Buy with a range of outcomes in mind
Emerging-athlete collecting works best when you plan for a range of outcomes instead of one perfect outcome. A top-five pick can become a franchise cornerstone, a trade-chip star, or simply a good player with a smaller-than-expected memorabilia premium. A lower-profile prospect can become a fan favorite whose early autos suddenly feel like treasures. The collector who wins most often is the one who sizes purchases so they can still feel good if the player becomes merely good—not only if the player becomes legendary.
Pro Tip: If you would only be happy with a card when the player becomes an MVP, you’re probably overexposed. Buy pieces you’d still enjoy if the player ends up “very good” instead of “all-time great.”
2) Giannis, Flagg, and Bain: Three Very Different Kinds of Uncertainty
Giannis: veteran uncertainty still moves markets
Giannis Antetokounmpo’s mixed messages about his future are valuable to collectors because they show how quickly a player’s market can wobble even after years of excellence. When a superstar sounds frustrated, the market begins to price in alternate futures: a trade rumor, a team reset, or a fresh chapter elsewhere. For collectors, that means established players can create buying windows if sentiment temporarily softens, but it also means you should be careful not to overreact to every quote. The best holdings are often the pieces that remain desirable across multiple plausible storylines.

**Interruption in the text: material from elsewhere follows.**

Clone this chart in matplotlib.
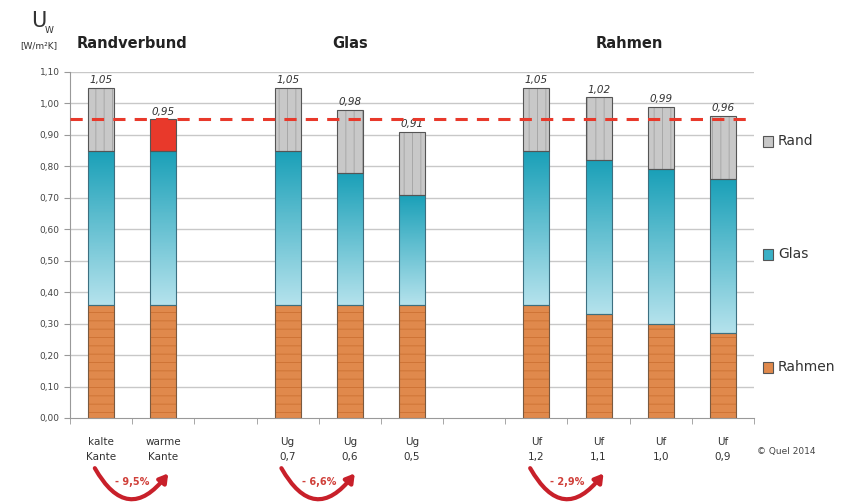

If you collect stars with national followings or global appeal, look for items with broad utility: flagship rookie cards, on-card autos, and limited-edition pieces with strong visual identity. Those formats usually hold up better than obscure parallels with confusing naming conventions and uneven demand. For a related buying framework, our guide on how to buy collectibles without overpaying is useful whenever sentiment gets noisy. In periods like this, price discipline matters more than excitement.
Flagg: injury doesn’t erase demand, but it changes timing
Cooper Flagg’s ankle setback is exactly the kind of event that teaches patience. Injuries do not only affect the player; they change the market clock. The rookie season ending early can cool short-term hype, but it can also create a more interesting buying environment for collectors who understand that one setback does not define a career. The main question becomes whether the injury changes long-term projection or merely interrupts the early sample size.
That distinction matters because market timing in sports collectibles is often about sentiment, not just talent. If a player remains a consensus premium prospect, a brief injury-related dip may offer more attractive pricing than the market was willing to give before. But if the injury exposes durability concerns, you should reduce your exposure and favor lower-cost entries like base rookies, retail parallels, or a single premium auto instead of building a full position. In other words, let the evidence guide the size of the bet.
Bain: off-field headlines are a different kind of risk
Rueben Bain Jr.’s situation highlights an uncomfortable truth: not all uncertainty is on the court or field. Off-field headlines can affect a prospect’s public perception, collector demand, and long-term marketability in ways that go beyond athletic performance. This is where collector ethics and collector risk intersect. A smart buyer should not ignore serious context, but should also avoid making impulsive judgments based on headlines alone.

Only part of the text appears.